Delacroix, plagiaire ?

Eugène Delacroix (aussi attribué à Théodore Géricault), Portrait de Delacroix, peintre (vers 1816), musée des Beaux-Arts de Rouen.

Ce titre un peu provocateur cache toutes les subtilités de la création artistique, entre plagiat et originalité. L’exposition intitulée « Est-ce un Delacroix ? L’art de la copie » est prolongée au musée Delacroix jusqu’au 4 janvier 2026.

Une chance pour qui veut comprendre, tableaux à l’appui, ce que créer veut dire. Cette réflexion, proposée dans un parcours très pédagogique, porte sur l’art de la peinture. Mais elle peut être aisément transposée dans le domaine de la littérature.

Delacroix, « prête-pinceau »

En effet, un premier parcours présente Delacroix comme un peintre qui travaille pour le compte d’un autre. En littérature, on dirait « prête-plume ». Ainsi, le génie de la peinture romantique n’a pas signé certains tableaux de son nom mais de celui de son commanditaire, gagne-pain oblige.

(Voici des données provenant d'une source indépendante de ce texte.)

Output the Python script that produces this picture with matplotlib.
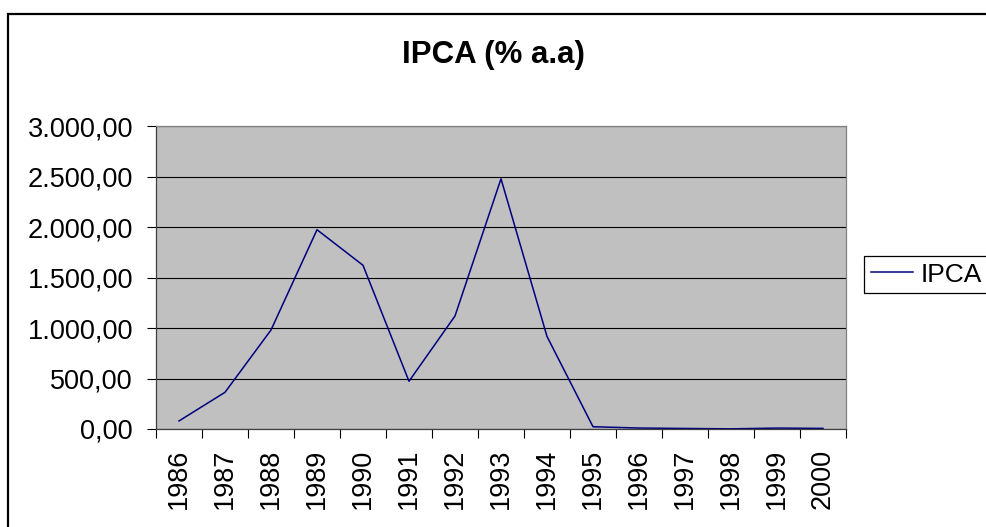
import matplotlib.pyplot as plt
from matplotlib.patches import Rectangle
from matplotlib.ticker import FuncFormatter

plt.rcParams['font.family'] = ['Liberation Sans', 'DejaVu Sans']

# dados do IPCA (% a.a)
anos = ['1986', '1987', '1988', '1989', '1990', '1991', '1992', '1993',
        '1994', '1995', '1996', '1997', '1998', '1999', '2000']
ipca = [79.66, 363.41, 980.21, 1972.91, 1620.97, 472.70, 1119.10, 2477.15,
        916.46, 22.41, 9.56, 5.22, 1.65, 8.94, 5.97]

W, H = 986, 527
fig = plt.figure(figsize=(W / 100, H / 100), dpi=100)
ax = fig.add_axes([156 / W, 1 - 429 / H, 690 / W, 303 / H])
ax.set_facecolor('#C0C0C0')

x = list(range(len(anos)))
ax.plot(x, ipca, color='#000080', linewidth=1.1, label='IPCA')

ax.set_xlim(-0.5, len(anos) - 0.5)
ax.set_ylim(0, 3000)
ax.set_yticks(range(0, 3001, 500))
ax.yaxis.set_major_formatter(FuncFormatter(
    lambda v, p: f'{v:,.2f}'.replace(',', 'X').replace('.', ',').replace('X', '.')))
ax.set_xticks(x)
ax.set_xticklabels(anos, rotation=90)
ax.set_xticks([i - 0.5 for i in range(len(anos) + 1)], minor=True)
ax.tick_params(axis='x', which='major', length=0, pad=14, labelsize=19.5)
ax.tick_params(axis='x', which='minor', length=6.5, width=0.8, direction='out')
ax.tick_params(axis='y', length=6.5, width=0.8, pad=10, labelsize=19.5)
ax.grid(axis='y', color='black', linewidth=0.8)
ax.set_axisbelow(True)

for s in ['top', 'right']:
    ax.spines[s].set_color('#808080')
for s in ['left', 'bottom']:
    ax.spines[s].set_color('#404040')
for s in ax.spines.values():
    s.set_linewidth(0.9)

fig.text(0.5, 1 - 55 / H, 'IPCA (% a.a)', ha='center', va='center',
         fontsize=22.5, fontweight='bold')

leg = fig.legend(loc='upper left', bbox_to_anchor=(864 / W, 1 - 256 / H),
                 bbox_transform=fig.transFigure, borderaxespad=0,
                 fontsize=19, handlelength=1.6, handletextpad=0.3,
                 borderpad=0.25, fancybox=False, framealpha=1)
leg.get_frame().set_edgecolor('black')
leg.get_frame().set_linewidth(0.9)

fig.patches.append(Rectangle((7.5 / W, -0.1), 1.2, 1.1 - 13.5 / H,
                             transform=fig.transFigure, fill=False,
                             edgecolor='black', linewidth=1.6))

fig.savefig('out.png', dpi=100)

Qui est donc l’auteur ? Celui qui peint, Delacroix, ou celui pour lequel il travaille et dont il emprunte le style, abandonnant du même coup sa propre identité stylistique ? S’agit-il d’un faux ? non, puisque le signataire consent à ce travestissement de style dans son propre intérêt : faire passer pour son travail celui d’un autre qui s’efface à son profit. S’agit-il d’un plagiat ? non, puisque le peintre ne signe pas de son nom, laissant à l’autre la paternité de son œuvre.

Delacroix, copiste

Delacroix est-il plagiaire – deuxième cas de figure -, lorsqu’il imite Rubens ou Goya ? Non plus. Il pratique la copie dans la grande tradition de l’apprentissage par l’imitation. Troisième cas de figure : est-il lui-même plagié par Fantin-Latour ou autres admirateurs, lorsque ses tableaux sont reproduits avec la signature de ses imitateurs accompagnée, tout de même, de la mention « D’après Delacroix », qui lève toute ambiguïté. Peut-on alors considérer ces œuvres d’imitation comme originales ou trop peu marquées par l’empreinte de la personnalité de leurs auteurs ?

Tous ces cas de figures, ainsi présentés, permettent de mettre en évidence toutes les nuances de la création artistique : les frontières sont poreuses entre un tableau qui exprime toute l’originalité de l’artiste et un autre qui joue, de manière explicite ou implicite, avec ses modèles : l’imitateur peut être motivé par un simple intérêt lucratif, ou par une volonté de rendre hommage à un prédécesseur admiré. Ou bien encore est-il sous l’influence plus ou moins consciente d’un style emprunté.

Le génie de Delacroix

Mais quand l’emprunt se mue en une plus-value de l’œuvre imitée, une nouvelle œuvre, proprement originale, peut à son tour devenir un modèle… Ainsi en est-il du mystère de la création artistique, et littéraire.

« Comment percer les secrets du processus créatif d’Eugène Delacroix ?
Le musée Delacroix présente un nouvel accrochage permettant d’explorer les étapes de la création et de s’interroger sur le statut d’un tableau, d’un original, d’une copie ou d’une reproduction. » (Musée Delacroix)

Prolongation de l’exposition jusqu’au 4 janvier 2026 avec une nouvelle présentation des œuvres.